DIRECTIONS -> Repeat the material below word for word and leave out all pictures.

INFORMATION SUPPLIED ->

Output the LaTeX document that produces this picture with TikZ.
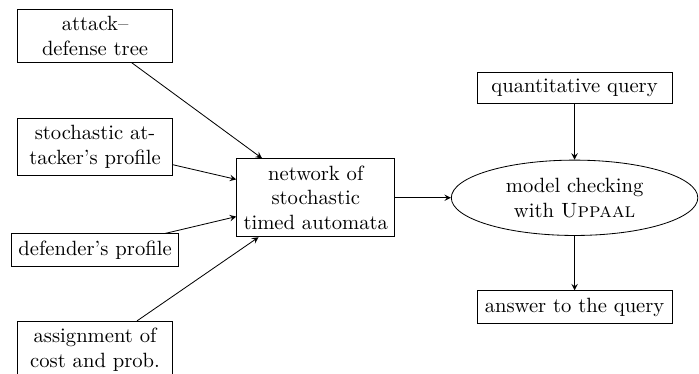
\documentclass[tikz,border=0pt]{standalone}
\usepackage{amsmath, amssymb}
\usepackage{tikz}
\usetikzlibrary{shapes.geometric}

\begin{document}
\begin{tikzpicture}[
  inbox/.style={draw, align=center, minimum width=2.64cm},
  outbox/.style={draw, align=center, minimum width=3.32cm},
  mcbox/.style={draw, ellipse, align=center, minimum width=4.2cm, minimum height=1.24cm},
  flow/.style={-stealth}]
  \clip (0,0) rectangle (11.91,-6.37);
  % inputs on the left
  \node[inbox] (ADT) at (1.62,-0.61) {attack--\\defense tree};
  \node[inbox] (ATK) at (1.62,-2.50) {stochastic at-\\tacker's profile};
  \node[draw] (DEF) at (1.62,-4.26) {defender's profile};
  \node[inbox] (COST) at (1.62,-5.96) {assignment of\\cost and prob.};
  % the model
  \node[draw, align=center] (NSTA) at (5.38,-3.37) {network of\\stochastic\\timed automata};
  \node[mcbox] (MC) at (9.79,-3.37) {model checking\\with \textsc{Uppaal}};
  \node[outbox] (Q) at (9.79,-1.50) {quantitative query};
  \node[outbox] (ANS) at (9.79,-5.23) {answer to the query};
  % arrows
  \draw[flow] (ADT) -- (NSTA);
  \draw[flow] (ATK) -- (NSTA);
  \draw[flow] (DEF) -- (NSTA);
  \draw[flow] (COST) -- (NSTA);
  \draw[flow] (NSTA) -- (MC);
  \draw[flow] (Q) -- (MC);
  \draw[flow] (MC) -- (ANS);
\end{tikzpicture}
\end{document}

PROBLEM SOLUTION ->
Output the LaTeX document that produces this picture with TikZ.
\documentclass[tikz,border=0pt]{standalone}
\usepackage{amsmath, amssymb}
\usepackage{tikz}
\usetikzlibrary{shapes.geometric}

\begin{document}
\begin{tikzpicture}[
  inbox/.style={draw, align=center, minimum width=2.64cm},
  outbox/.style={draw, align=center, minimum width=3.32cm},
  mcbox/.style={draw, ellipse, align=center, minimum width=4.2cm, minimum height=1.24cm},
  flow/.style={-stealth}]
  \clip (0,0) rectangle (11.91,-6.37);
  % inputs on the left
  \node[inbox] (ADT) at (1.62,-0.61) {attack--\\defense tree};
  \node[inbox] (ATK) at (1.62,-2.50) {stochastic at-\\tacker's profile};
  \node[draw] (DEF) at (1.62,-4.26) {defender's profile};
  \node[inbox] (COST) at (1.62,-5.96) {assignment of\\cost and prob.};
  % the model
  \node[draw, align=center] (NSTA) at (5.38,-3.37) {network of\\stochastic\\timed automata};
  \node[mcbox] (MC) at (9.79,-3.37) {model checking\\with \textsc{Uppaal}};
  \node[outbox] (Q) at (9.79,-1.50) {quantitative query};
  \node[outbox] (ANS) at (9.79,-5.23) {answer to the query};
  % arrows
  \draw[flow] (ADT) -- (NSTA);
  \draw[flow] (ATK) -- (NSTA);
  \draw[flow] (DEF) -- (NSTA);
  \draw[flow] (COST) -- (NSTA);
  \draw[flow] (NSTA) -- (MC);
  \draw[flow] (Q) -- (MC);
  \draw[flow] (MC) -- (ANS);
\end{tikzpicture}
\end{document}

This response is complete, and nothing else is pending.